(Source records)
┌──

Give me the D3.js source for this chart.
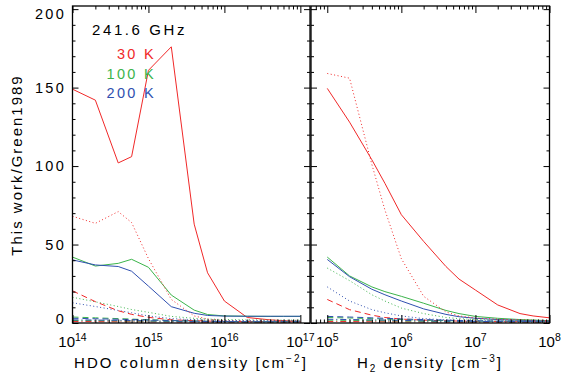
<!DOCTYPE html>
<html>
<head>
<meta charset="utf-8">
<script src="https://cdn.jsdelivr.net/npm/d3@7"></script>
<style>
body { margin: 0; background: #fff; }
text { font-family: "Liberation Sans", Arial, sans-serif; }
</style>
</head>
<body>
<div id="chart"></div>
<script>
// grid of model points
var hdoColumn = [1e14, 2e14, 4e14, 6e14, 1e15, 2e15, 4e15, 6e15, 1e16, 2e16, 4e16, 6e16, 1e17];
var h2Density = [1e5, 2e5, 4e5, 6e5, 1e6, 2e6, 4e6, 6e6, 1e7, 2e7, 4e7, 6e7, 1e8];

var temps = ['30 K', '100 K', '200 K'];
var yTicks = [0, 50, 100, 150, 200];
var colExps = ['14', '15', '16', '17'];
var denExps = ['5', '6', '7', '8'];

// left panel: ratio vs HDO column density
var colSolid30 = [149, 142, 102, 106, 161, 176, 63, 32, 14, 3.5, 2, 1.5, 1];
var colSolid100 = [42, 36.3, 38, 40.6, 35.5, 17.8, 8.2, 5.4, 4.5, 4.3, 4.2, 4.2, 4.2];
var colSolid200 = [40.2, 37, 36, 33, 23.5, 10.4, 6.2, 4.8, 4.4, 4.3, 4.3, 4.3, 4.3];
var colDot30 = [68, 63.5, 71, 64, 41, 15, 4.5, 2.5, 1.6, 1.3, 1.1, 1, 1];
var colDot100 = [16.4, 13.5, 10.5, 8.6, 6.8, 4.2, 3, 2.5, 2.2, 2, 1.9, 1.8, 1.8];
var colDot200 = [12.9, 10.5, 8, 6.5, 4.5, 2.8, 2.1, 1.8, 1.6, 1.5, 1.4, 1.4, 1.4];
var colDash30 = [20.5, 13.6, 7.8, 5.5, 3.6, 2, 1.5, 1.2, 1, 0.9, 0.8, 0.8, 0.8];
var colDash100 = [3.8, 3.3, 2.8, 2.5, 2.1, 1.6, 1.3, 1.1, 1, 0.9, 0.8, 0.8, 0.8];
var colDash200 = [3, 2.7, 2.4, 2.2, 1.9, 1.5, 1.2, 1, 0.9, 0.8, 0.8, 0.7, 0.7];
var colDashDot30 = [1, 0.9, 0.8, 0.8, 0.7, 0.6, 0.5, 0.5, 0.5, 0.5, 0.5, 0.5, 0.5];
var colDashDot100 = [1.6, 1.5, 1.4, 1.3, 1.2, 1, 0.9, 0.8, 0.8, 0.7, 0.7, 0.7, 0.7];
var colDashDot200 = [2, 1.9, 1.7, 1.6, 1.4, 1.2, 1, 0.9, 0.9, 0.8, 0.8, 0.8, 0.8];

// right panel: ratio vs H2 density
var denSolid30 = [149.5, 128, 104, 89, 69, 52, 36, 28, 21, 11.5, 6, 4.5, 3.3];
var denSolid100 = [42, 30, 23, 20, 17, 12.6, 8, 6, 4.2, 3, 2.2, 1.9, 1.5];
var denSolid200 = [40.5, 29.5, 21.5, 18, 14, 9, 5.5, 4, 3, 2.2, 1.7, 1.5, 1.3];
var denDot30 = [159, 156, 101, 72, 41, 17, 7, 4.5, 3.2, 2.4, 2, 1.8, 1.5];
var denDot100 = [35, 27, 18, 14, 9.5, 6, 3.5, 2.8, 2.2, 1.8, 1.5, 1.4, 1.3];
var denDot200 = [23, 14, 8.5, 6.5, 4.5, 2.8, 2, 1.7, 1.5, 1.3, 1.2, 1.1, 1];
var denDash30 = [15, 8.5, 5, 3.5, 2.5, 1.8, 1.4, 1.2, 1, 0.9, 0.8, 0.7, 0.7];
var denDash100 = [3.5, 3.2, 2.8, 2.5, 2.2, 1.8, 1.5, 1.3, 1.2, 1, 0.9, 0.9, 0.8];
var denDash200 = [4.2, 3.8, 3.3, 3, 2.6, 2.2, 1.8, 1.6, 1.4, 1.2, 1.1, 1, 0.9];
var denDashDot30 = [1, 0.9, 0.8, 0.8, 0.7, 0.6, 0.6, 0.5, 0.5, 0.5, 0.5, 0.5, 0.5];
var denDashDot100 = [1.8, 1.7, 1.5, 1.4, 1.3, 1.1, 1, 0.9, 0.8, 0.8, 0.7, 0.7, 0.7];
var denDashDot200 = [2.4, 2.2, 2, 1.9, 1.7, 1.4, 1.2, 1.1, 1, 0.9, 0.9, 0.8, 0.8];

var red = '#f02828',
    green = '#3cb44b',
    blue = '#3050b0';
var colors = [red, green, blue];

var solid = null, dotted = '1,2.5', dashed = '6,4', dashdot = '6,3,1,3';

var svg = d3.select('#chart')
    .append('svg')
        .attr('width', 563)
        .attr('height', 380);

var y = d3.scaleLinear()
    .domain([0, 202])
    .range([323, 6]);

var xCol = d3.scaleLog()
    .domain([1e14, 1.34e17])
    .range([72.5, 310]);

var xDen = d3.scaleLog()
    .domain([6.03e4, 1e8])
    .range([311, 549.5]);

function decades(scale) {
    var d = scale.domain(), out = [];
    for (var e = Math.floor(Math.log10(d[0])); e <= Math.ceil(Math.log10(d[1])); e++) {
        var v = Math.pow(10, e);
        if (v >= d[0] * 0.999 && v <= d[1] * 1.001) out.push(v);
    }
    return out;
}

function minors(scale) {
    var d = scale.domain(), out = [];
    for (var e = Math.floor(Math.log10(d[0])); e <= Math.ceil(Math.log10(d[1])); e++) {
        for (var m = 2; m <= 9; m++) {
            var v = m * Math.pow(10, e);
            if (v > d[0] && v < d[1]) out.push(v);
        }
    }
    return out;
}

function drawPanel(name, x, xs, series) {
    var r = x.range();
    var top = y.range()[1], bottom = y.range()[0];
    var g = svg.append('g');

    g.append('clipPath')
        .attr('id', 'clip-' + name)
      .append('rect')
        .attr('x', r[0])
        .attr('y', top)
        .attr('width', r[1] - r[0])
        .attr('height', bottom - top);

    var line = d3.line()
        .x(function(d, i) { return x(xs[i]); })
        .y(function(d) { return y(d); });

    var lines = g.append('g').attr('clip-path', 'url(#clip-' + name + ')');
    series.forEach(function(s) {
        lines.append('path')
            .attr('d', line(s.values))
            .attr('fill', 'none')
            .attr('stroke', s.color)
            .attr('stroke-width', 1)
            .attr('stroke-dasharray', s.dash);
    });

    // ticks pointing inward on all four sides
    g.append('g').attr('transform', 'translate(0,' + bottom + ')')
        .call(d3.axisBottom(x).tickValues(decades(x)).tickSize(-8).tickFormat(''));
    g.append('g').attr('transform', 'translate(0,' + top + ')')
        .call(d3.axisTop(x).tickValues(decades(x)).tickSize(-7).tickFormat(''));
    g.append('g').attr('transform', 'translate(0,' + bottom + ')')
        .call(d3.axisBottom(x).tickValues(minors(x)).tickSize(-3.5).tickFormat(''));
    g.append('g').attr('transform', 'translate(0,' + top + ')')
        .call(d3.axisTop(x).tickValues(minors(x)).tickSize(-3.5).tickFormat(''));

    var minorY = d3.range(10, 202, 10).filter(function(v) { return v % 50 != 0; });
    g.append('g').attr('transform', 'translate(' + r[0] + ',0)')
        .call(d3.axisLeft(y).tickValues(yTicks).tickSize(-6).tickFormat(''));
    g.append('g').attr('transform', 'translate(' + r[0] + ',0)')
        .call(d3.axisLeft(y).tickValues(minorY).tickSize(-3).tickFormat(''));
    g.append('g').attr('transform', 'translate(' + r[1] + ',0)')
        .call(d3.axisRight(y).tickValues(yTicks).tickSize(-6).tickFormat(''));
    g.append('g').attr('transform', 'translate(' + r[1] + ',0)')
        .call(d3.axisRight(y).tickValues(minorY).tickSize(-3).tickFormat(''));

    g.selectAll('.domain').remove();
    g.selectAll('.tick line').attr('stroke', '#000').attr('stroke-width', 1);

    g.append('rect')
        .attr('x', r[0])
        .attr('y', top)
        .attr('width', r[1] - r[0])
        .attr('height', bottom - top)
        .attr('fill', 'none')
        .attr('stroke', '#000')
        .attr('stroke-width', 1.3);

    return g;
}

function makeSeries(list) {
    var dashes = [solid, dotted, dashed, dashdot];
    var out = [];
    list.forEach(function(row, j) {
        row.forEach(function(vals, i) {
            out.push({ values: vals, color: colors[i], dash: dashes[j] });
        });
    });
    return out;
}

drawPanel('col', xCol, hdoColumn, makeSeries([
    [colSolid30, colSolid100, colSolid200],
    [colDot30, colDot100, colDot200],
    [colDash30, colDash100, colDash200],
    [colDashDot30, colDashDot100, colDashDot200]
]));

drawPanel('den', xDen, h2Density, makeSeries([
    [denSolid30, denSolid100, denSolid200],
    [denDot30, denDot100, denDot200],
    [denDash30, denDash100, denDash200],
    [denDashDot30, denDashDot100, denDashDot200]
]));

// power-of-ten tick labels
function powLabels(x, exps) {
    decades(x).forEach(function(v, i) {
        var t = svg.append('text')
            .attr('x', x(v))
            .attr('y', 347)
            .attr('text-anchor', 'middle')
            .style('font-size', '15px');
        t.append('tspan').text('10');
        t.append('tspan').attr('dy', -6).style('font-size', '10.5px').text(exps[i]);
    });
}
powLabels(xCol, colExps);
powLabels(xDen, denExps);

// y labels, end ones kept inside the frame
yTicks.forEach(function(v) {
    svg.append('text')
        .attr('x', 66)
        .attr('y', Math.min(Math.max(y(v), 14), 319))
        .attr('dy', '0.36em')
        .attr('text-anchor', 'end')
        .style('font-size', '14.5px')
        .style('letter-spacing', '2.3px')
        .text(v);
});

// axis titles
var t1 = svg.append('text')
    .attr('x', 191)
    .attr('y', 368)
    .attr('text-anchor', 'middle')
    .style('font-size', '15px')
    .style('letter-spacing', '2.1px');
t1.append('tspan').text('HDO column density [cm');
t1.append('tspan').attr('dy', -6).style('font-size', '10px').text('\u22122');
t1.append('tspan').attr('dy', 6).text(']');

var t2 = svg.append('text')
    .attr('x', 430)
    .attr('y', 368)
    .attr('text-anchor', 'middle')
    .style('font-size', '15px')
    .style('letter-spacing', '2px');
t2.append('tspan').text('H');
t2.append('tspan').attr('dy', 4).style('font-size', '10px').text('2');
t2.append('tspan').attr('dy', -4).text(' density [cm');
t2.append('tspan').attr('dy', -6).style('font-size', '10px').text('\u22123');
t2.append('tspan').attr('dy', 6).text(']');

svg.append('text')
    .attr('transform', 'translate(22,165) rotate(-90)')
    .attr('text-anchor', 'middle')
    .style('font-size', '15px')
    .style('letter-spacing', '2px')
    .text('This work/Green1989');

// annotation
svg.append('text')
    .attr('x', 92)
    .attr('y', 35)
    .style('font-size', '15px')
    .style('letter-spacing', '2.6px')
    .text('241.6 GHz');

temps.forEach(function(t, i) {
    svg.append('text')
        .attr('x', 156)
        .attr('y', 59 + i * 19.5)
        .attr('text-anchor', 'end')
        .style('font-size', '14.5px')
        .style('letter-spacing', '2.3px')
        .style('fill', colors[i])
        .text(t);
});
</script>
</body>
</html>
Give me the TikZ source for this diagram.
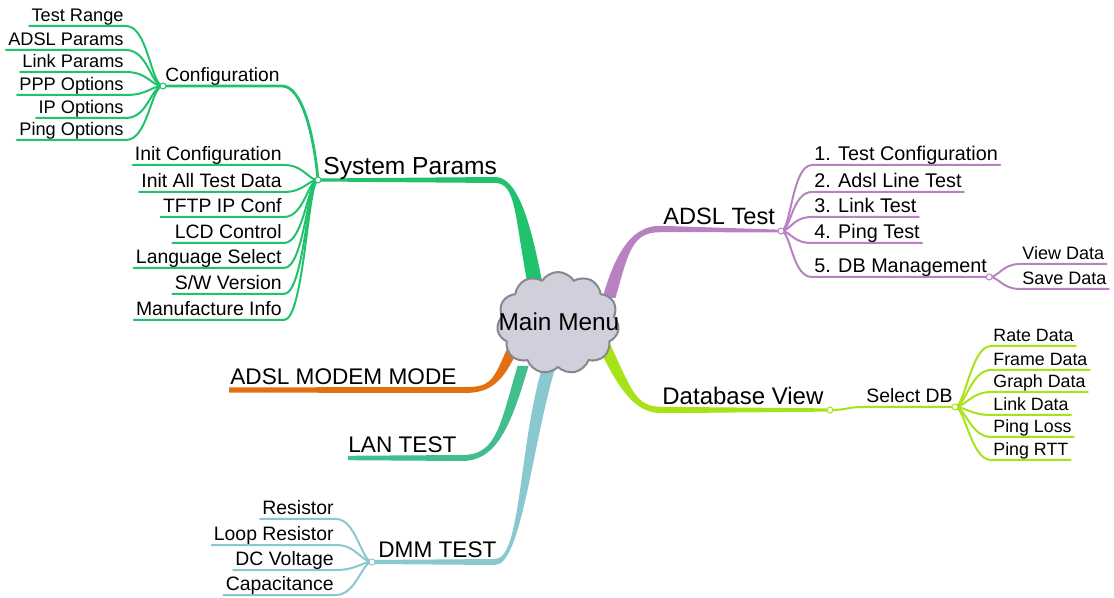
\documentclass[tikz,border=0pt]{standalone}
\usepackage{fontspec}
\setmainfont{Liberation Sans}
\usetikzlibrary{shapes.symbols,calc}
\definecolor{cSys}{RGB}{32,194,108}
\definecolor{cAd}{RGB}{184,130,194}
\definecolor{cDb}{RGB}{168,226,24}
\definecolor{cMod}{RGB}{226,112,16}
\definecolor{cLan}{RGB}{64,190,142}
\definecolor{cDmm}{RGB}{136,200,206}
\definecolor{cCloud}{RGB}{208,208,221}
\definecolor{cCloudB}{RGB}{135,135,140}
% tapered main branch: #1 colour, #2 start, #3 ctrl1, #4 ctrl2, #5 bend end, #6 junction, #7 half width at start (x), #8 half width at bend (y), #9 half width at junction (y)
\newcommand\taper[9][black]{%
  \fill[#1] ($(#2)+({#7},0)$) .. controls ($(#3)+({#7},0)$) and ($(#4)+(0,{#8})$) .. ($(#5)+(0,{#8})$)
    -- ($(#6)+(0,{#9})$) -- ($(#6)+(0,{-(#9)})$) -- ($(#5)+(0,{-(#8)})$)
    .. controls ($(#4)+(0,{-(#8)})$) and ($(#3)+({-(#7)},0)$) .. ($(#2)+({-(#7)},0)$) -- cycle;}
\begin{document}
\begin{tikzpicture}[x=0.5pt,y=-0.5pt,
  lbl/.style={font=\fontsize{#1}{#1}\selectfont, inner xsep=1pt, inner ysep=2pt, text depth=0pt},
  mlbl/.style={font=\fontsize{#1}{#1}\selectfont, inner sep=0pt, anchor=base west},
  conn/.style={line width=1pt, line cap=round},
  subc/.style={line width=1.4pt, line cap=round},
  jdot/.style={circle, fill=white, line width=0.5pt, inner sep=0pt, minimum size=3pt}]
\useasboundingbox (0,0) rectangle (1114,598);

% ---------- main branch geometry ----------
\coordinate (sysS) at (535,284);  \coordinate (sysC1) at (522,215);
\coordinate (sysC2) at (516,180); \coordinate (sysE) at (495,180);
\coordinate (sysJ) at (318,180);
\coordinate (adS) at (609,298);   \coordinate (adC1) at (622,252);
\coordinate (adC2) at (632,229);  \coordinate (adE) at (660,229);
\coordinate (adJ) at (781,231);
\coordinate (dbS) at (604,345);   \coordinate (dbC1) at (626,392);
\coordinate (dbC2) at (636,410);  \coordinate (dbE) at (662,410);
\coordinate (dbJ) at (830,410);
\coordinate (modS) at (512,350);  \coordinate (modC1) at (498,382);
\coordinate (modC2) at (490,390); \coordinate (modE) at (465,390);
\coordinate (modJ) at (229,390);
\coordinate (lanS) at (523,366);  \coordinate (lanC1) at (505,428);
\coordinate (lanC2) at (496,458); \coordinate (lanE) at (462,458);
\coordinate (lanJ) at (348,458);
\coordinate (dmmS) at (548,370);  \coordinate (dmmC1) at (525,450);
\coordinate (dmmC2) at (521,562); \coordinate (dmmE) at (495,562);
\coordinate (dmmJ) at (372,562);

\taper[cSys]{sysS}{sysC1}{sysC2}{sysE}{sysJ}{7.5}{-3}{-1.5}
\taper[cAd]{adS}{adC1}{adC2}{adE}{adJ}{6.5}{3.2}{1.3}
\taper[cDb]{dbS}{dbC1}{dbC2}{dbE}{dbJ}{-6.5}{3.2}{1.6}
\taper[cMod]{modS}{modC1}{modC2}{modE}{modJ}{-5.5}{-3}{-2.6}
\taper[cLan]{lanS}{lanC1}{lanC2}{lanE}{lanJ}{-5.5}{-3}{-2.2}
\taper[cDmm]{dmmS}{dmmC1}{dmmC2}{dmmE}{dmmJ}{-6.5}{-3}{-2}

% ---------- main labels ----------
\node[mlbl=12.3pt] (sysL) at (323,175) {System Params};
\node[mlbl=11.8pt] (adL) at (663,225) {ADSL Test};
\node[mlbl=12pt] (dbL) at (662,405) {Database View};
\node[mlbl=11.3pt] (modL) at (230,385) {ADSL MODEM MODE};
\node[mlbl=11.3pt] (lanL) at (348,453) {LAN TEST};
\node[mlbl=11.3pt] (dmmL) at (378,557) {DMM TEST};

% ---------- System Params subtree ----------
\begin{scope}[draw=cSys, color=cSys]
\node[lbl=9.6pt, anchor=south west, text=black] (conf) at (163,86) {Configuration};
\draw[subc] (conf.south west) -- (conf.south east) .. controls +(20,0) and +(-4,-45) .. (sysJ);
\foreach \n/\y/\t in {c1/26/Test Range, c2/50/ADSL Params, c3/72/Link Params, c4/95/PPP Options, c5/118/IP Options, c6/140/Ping Options}{
  \node[lbl=9.1pt, anchor=south east, text=black] (\n) at (126,\y) {\t};
  \draw[conn] (conf.south west) .. controls +(-12,0) and +(22,0) .. (\n.south east) -- (\n.south west);
}
\foreach \n/\y/\t in {s1/165/{Init Configuration}, s2/192/{Init All Test Data}, s3/217/{TFTP IP Conf}, s4/243/{LCD Control}, s5/268/{Language Select}, s6/294/{S/W Version}, s7/320/{Manufacture Info}}{
  \node[lbl=9.7pt, anchor=south east, text=black] (\n) at (284,\y) {\t};
  \draw[conn] (sysJ) .. controls +(-10,0) and +(20,0) .. (\n.south east) -- (\n.south west);
}
\node[jdot, draw=cSys] at (conf.south west) {};
\node[jdot, draw=cSys] at (sysJ) {};
\end{scope}

% ---------- ADSL Test subtree ----------
\begin{scope}[draw=cAd]
\foreach \n/\y/\t in {a1/165/1. Test Configuration, a2/192/2. Adsl Line Test, a3/217/3. Link Test, a4/243/4. Ping Test, a5/277/5. DB Management}{
  \node[lbl=9.9pt, anchor=south west] (\n) at (812,\y) {\t};
  \draw[conn] (adJ) .. controls +(10,0) and +(-20,0) .. (\n.south west) -- (\n.south east);
}
\foreach \n/\y/\t in {v1/264/View Data, v2/289/Save Data}{
  \node[lbl=9pt, anchor=south west] (\n) at (1020,\y) {\t};
  \draw[conn] (a5.south east) .. controls +(10,0) and +(-18,0) .. (\n.south west) -- (\n.south east);
}
\node[jdot, draw=cAd] at (adJ) {};
\node[jdot, draw=cAd] at (a5.south east) {};
\end{scope}

% ---------- Database View subtree ----------
\begin{scope}[draw=cDb]
\node[lbl=9.7pt, anchor=south west] (sel) at (864,407) {Select DB};
\draw[conn] (dbJ) .. controls +(18,0) and +(-18,0) .. (sel.south west) -- (sel.south east);
\foreach \n/\y/\t in {d1/346/Rate Data, d2/370/Frame Data, d3/392/Graph Data, d4/415/Link Data, d5/437/Ping Loss, d6/460/Ping RTT}{
  \node[lbl=8.9pt, anchor=south west] (\n) at (991,\y) {\t};
  \draw[conn] (sel.south east) .. controls +(10,0) and +(-20,0) .. (\n.south west) -- (\n.south east);
}
\node[jdot, draw=cDb] at (dbJ) {};
\node[jdot, draw=cDb] at (sel.south east) {};
\end{scope}

% ---------- DMM TEST subtree ----------
\begin{scope}[draw=cDmm]
\foreach \n/\y/\t in {m1/519/Resistor, m2/545/Loop Resistor, m3/570/DC Voltage, m4/595/Capacitance}{
  \node[lbl=9.7pt, anchor=south east] (\n) at (336,\y) {\t};
  \draw[conn] (dmmJ) .. controls +(-10,0) and +(20,0) .. (\n.south east) -- (\n.south west);
}
\node[jdot, draw=cDmm] at (dmmJ) {};
\end{scope}

% ---------- central cloud ----------
\node[cloud, cloud puffs=11, cloud puff arc=115, aspect=1.2, draw=cCloudB, fill=cCloud,
  line width=1pt, minimum width=61pt, minimum height=51pt, inner sep=0pt] (main) at (558,323) {};
\node[font=\fontsize{12.2pt}{14pt}\selectfont, inner sep=0pt] (mainL) at (559,322) {Main Menu};
\end{tikzpicture}
\end{document}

└──

Every line from the top of the entries through the line that holds "0.8, 0.8, 0.8, 0.8];" is to be quoted exactly, please, and nothing else; omit the pictures.

Give me the D3.js source for this chart.
<!DOCTYPE html>
<html>
<head>
<meta charset="utf-8">
<script src="https://cdn.jsdelivr.net/npm/d3@7"></script>
<style>
body { margin: 0; background: #fff; }
text { font-family: "Liberation Sans", Arial, sans-serif; }
</style>
</head>
<body>
<div id="chart"></div>
<script>
// grid of model points
var hdoColumn = [1e14, 2e14, 4e14, 6e14, 1e15, 2e15, 4e15, 6e15, 1e16, 2e16, 4e16, 6e16, 1e17];
var h2Density = [1e5, 2e5, 4e5, 6e5, 1e6, 2e6, 4e6, 6e6, 1e7, 2e7, 4e7, 6e7, 1e8];

var temps = ['30 K', '100 K', '200 K'];
var yTicks = [0, 50, 100, 150, 200];
var colExps = ['14', '15', '16', '17'];
var denExps = ['5', '6', '7', '8'];

// left panel: ratio vs HDO column density
var colSolid30 = [149, 142, 102, 106, 161, 176, 63, 32, 14, 3.5, 2, 1.5, 1];
var colSolid100 = [42, 36.3, 38, 40.6, 35.5, 17.8, 8.2, 5.4, 4.5, 4.3, 4.2, 4.2, 4.2];
var colSolid200 = [40.2, 37, 36, 33, 23.5, 10.4, 6.2, 4.8, 4.4, 4.3, 4.3, 4.3, 4.3];
var colDot30 = [68, 63.5, 71, 64, 41, 15, 4.5, 2.5, 1.6, 1.3, 1.1, 1, 1];
var colDot100 = [16.4, 13.5, 10.5, 8.6, 6.8, 4.2, 3, 2.5, 2.2, 2, 1.9, 1.8, 1.8];
var colDot200 = [12.9, 10.5, 8, 6.5, 4.5, 2.8, 2.1, 1.8, 1.6, 1.5, 1.4, 1.4, 1.4];
var colDash30 = [20.5, 13.6, 7.8, 5.5, 3.6, 2, 1.5, 1.2, 1, 0.9, 0.8, 0.8, 0.8];
var colDash100 = [3.8, 3.3, 2.8, 2.5, 2.1, 1.6, 1.3, 1.1, 1, 0.9, 0.8, 0.8, 0.8];
var colDash200 = [3, 2.7, 2.4, 2.2, 1.9, 1.5, 1.2, 1, 0.9, 0.8, 0.8, 0.7, 0.7];
var colDashDot30 = [1, 0.9, 0.8, 0.8, 0.7, 0.6, 0.5, 0.5, 0.5, 0.5, 0.5, 0.5, 0.5];
var colDashDot100 = [1.6, 1.5, 1.4, 1.3, 1.2, 1, 0.9, 0.8, 0.8, 0.7, 0.7, 0.7, 0.7];
var colDashDot200 = [2, 1.9, 1.7, 1.6, 1.4, 1.2, 1, 0.9, 0.9, 0.8, 0.8, 0.8, 0.8];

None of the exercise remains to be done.